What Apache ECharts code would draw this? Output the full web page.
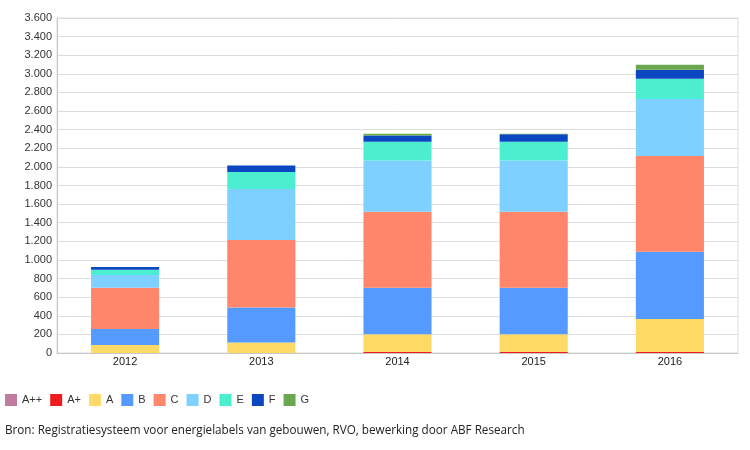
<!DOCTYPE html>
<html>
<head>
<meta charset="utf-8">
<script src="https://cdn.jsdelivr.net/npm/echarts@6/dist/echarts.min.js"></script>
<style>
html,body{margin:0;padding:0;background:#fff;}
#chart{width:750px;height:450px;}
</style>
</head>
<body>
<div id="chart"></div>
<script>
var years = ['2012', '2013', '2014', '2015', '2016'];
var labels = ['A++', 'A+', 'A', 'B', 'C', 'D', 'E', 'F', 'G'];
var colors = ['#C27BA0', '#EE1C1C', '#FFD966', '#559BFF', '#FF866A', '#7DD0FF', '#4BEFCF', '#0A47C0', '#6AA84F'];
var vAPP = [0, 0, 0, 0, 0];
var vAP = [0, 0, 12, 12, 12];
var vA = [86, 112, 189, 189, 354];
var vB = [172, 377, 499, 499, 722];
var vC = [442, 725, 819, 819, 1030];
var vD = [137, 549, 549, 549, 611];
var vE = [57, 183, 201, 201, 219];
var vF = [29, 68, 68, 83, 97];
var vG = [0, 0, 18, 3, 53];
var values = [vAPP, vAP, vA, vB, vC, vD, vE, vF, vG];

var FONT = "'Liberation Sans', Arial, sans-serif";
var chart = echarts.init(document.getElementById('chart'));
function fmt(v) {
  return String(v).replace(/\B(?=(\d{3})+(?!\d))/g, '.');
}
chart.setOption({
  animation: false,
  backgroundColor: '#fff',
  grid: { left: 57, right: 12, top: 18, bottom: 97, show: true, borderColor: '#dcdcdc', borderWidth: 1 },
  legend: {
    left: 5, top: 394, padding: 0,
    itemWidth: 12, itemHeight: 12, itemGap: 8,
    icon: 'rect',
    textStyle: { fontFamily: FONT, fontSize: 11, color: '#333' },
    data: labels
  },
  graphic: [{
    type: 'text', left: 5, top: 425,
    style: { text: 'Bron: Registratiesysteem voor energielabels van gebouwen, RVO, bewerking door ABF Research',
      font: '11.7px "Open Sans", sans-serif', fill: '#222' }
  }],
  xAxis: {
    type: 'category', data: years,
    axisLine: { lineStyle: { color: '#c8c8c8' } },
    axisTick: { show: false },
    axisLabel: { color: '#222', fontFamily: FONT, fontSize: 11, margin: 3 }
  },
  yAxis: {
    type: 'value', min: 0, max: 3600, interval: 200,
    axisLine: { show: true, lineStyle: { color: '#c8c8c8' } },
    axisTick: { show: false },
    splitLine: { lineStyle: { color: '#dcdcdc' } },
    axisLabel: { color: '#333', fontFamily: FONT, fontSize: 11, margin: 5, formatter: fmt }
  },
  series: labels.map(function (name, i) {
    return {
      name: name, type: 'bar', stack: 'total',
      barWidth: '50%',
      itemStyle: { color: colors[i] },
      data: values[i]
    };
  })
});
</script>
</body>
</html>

###

Problem details -> Word for word, quote the lines above. Omit the pictures.

Output of the task ->
What Apache ECharts code would draw this? Output the full web page.
<!DOCTYPE html>
<html>
<head>
<meta charset="utf-8">
<script src="https://cdn.jsdelivr.net/npm/echarts@6/dist/echarts.min.js"></script>
<style>
html,body{margin:0;padding:0;background:#fff;}
#chart{width:750px;height:450px;}
</style>
</head>
<body>
<div id="chart"></div>
<script>
var years = ['2012', '2013', '2014', '2015', '2016'];
var labels = ['A++', 'A+', 'A', 'B', 'C', 'D', 'E', 'F', 'G'];
var colors = ['#C27BA0', '#EE1C1C', '#FFD966', '#559BFF', '#FF866A', '#7DD0FF', '#4BEFCF', '#0A47C0', '#6AA84F'];
var vAPP = [0, 0, 0, 0, 0];
var vAP = [0, 0, 12, 12, 12];
var vA = [86, 112, 189, 189, 354];
var vB = [172, 377, 499, 499, 722];
var vC = [442, 725, 819, 819, 1030];
var vD = [137, 549, 549, 549, 611];
var vE = [57, 183, 201, 201, 219];
var vF = [29, 68, 68, 83, 97];
var vG = [0, 0, 18, 3, 53];
var values = [vAPP, vAP, vA, vB, vC, vD, vE, vF, vG];

var FONT = "'Liberation Sans', Arial, sans-serif";
var chart = echarts.init(document.getElementById('chart'));
function fmt(v) {
  return String(v).replace(/\B(?=(\d{3})+(?!\d))/g, '.');
}
chart.setOption({
  animation: false,
  backgroundColor: '#fff',
  grid: { left: 57, right: 12, top: 18, bottom: 97, show: true, borderColor: '#dcdcdc', borderWidth: 1 },
  legend: {
    left: 5, top: 394, padding: 0,
    itemWidth: 12, itemHeight: 12, itemGap: 8,
    icon: 'rect',
    textStyle: { fontFamily: FONT, fontSize: 11, color: '#333' },
    data: labels
  },
  graphic: [{
    type: 'text', left: 5, top: 425,
    style: { text: 'Bron: Registratiesysteem voor energielabels van gebouwen, RVO, bewerking door ABF Research',
      font: '11.7px "Open Sans", sans-serif', fill: '#222' }
  }],
  xAxis: {
    type: 'category', data: years,
    axisLine: { lineStyle: { color: '#c8c8c8' } },
    axisTick: { show: false },
    axisLabel: { color: '#222', fontFamily: FONT, fontSize: 11, margin: 3 }
  },
  yAxis: {
    type: 'value', min: 0, max: 3600, interval: 200,
    axisLine: { show: true, lineStyle: { color: '#c8c8c8' } },
    axisTick: { show: false },
    splitLine: { lineStyle: { color: '#dcdcdc' } },
    axisLabel: { color: '#333', fontFamily: FONT, fontSize: 11, margin: 5, formatter: fmt }
  },
  series: labels.map(function (name, i) {
    return {
      name: name, type: 'bar', stack: 'total',
      barWidth: '50%',
      itemStyle: { color: colors[i] },
      data: values[i]
    };
  })
});
</script>
</body>
</html>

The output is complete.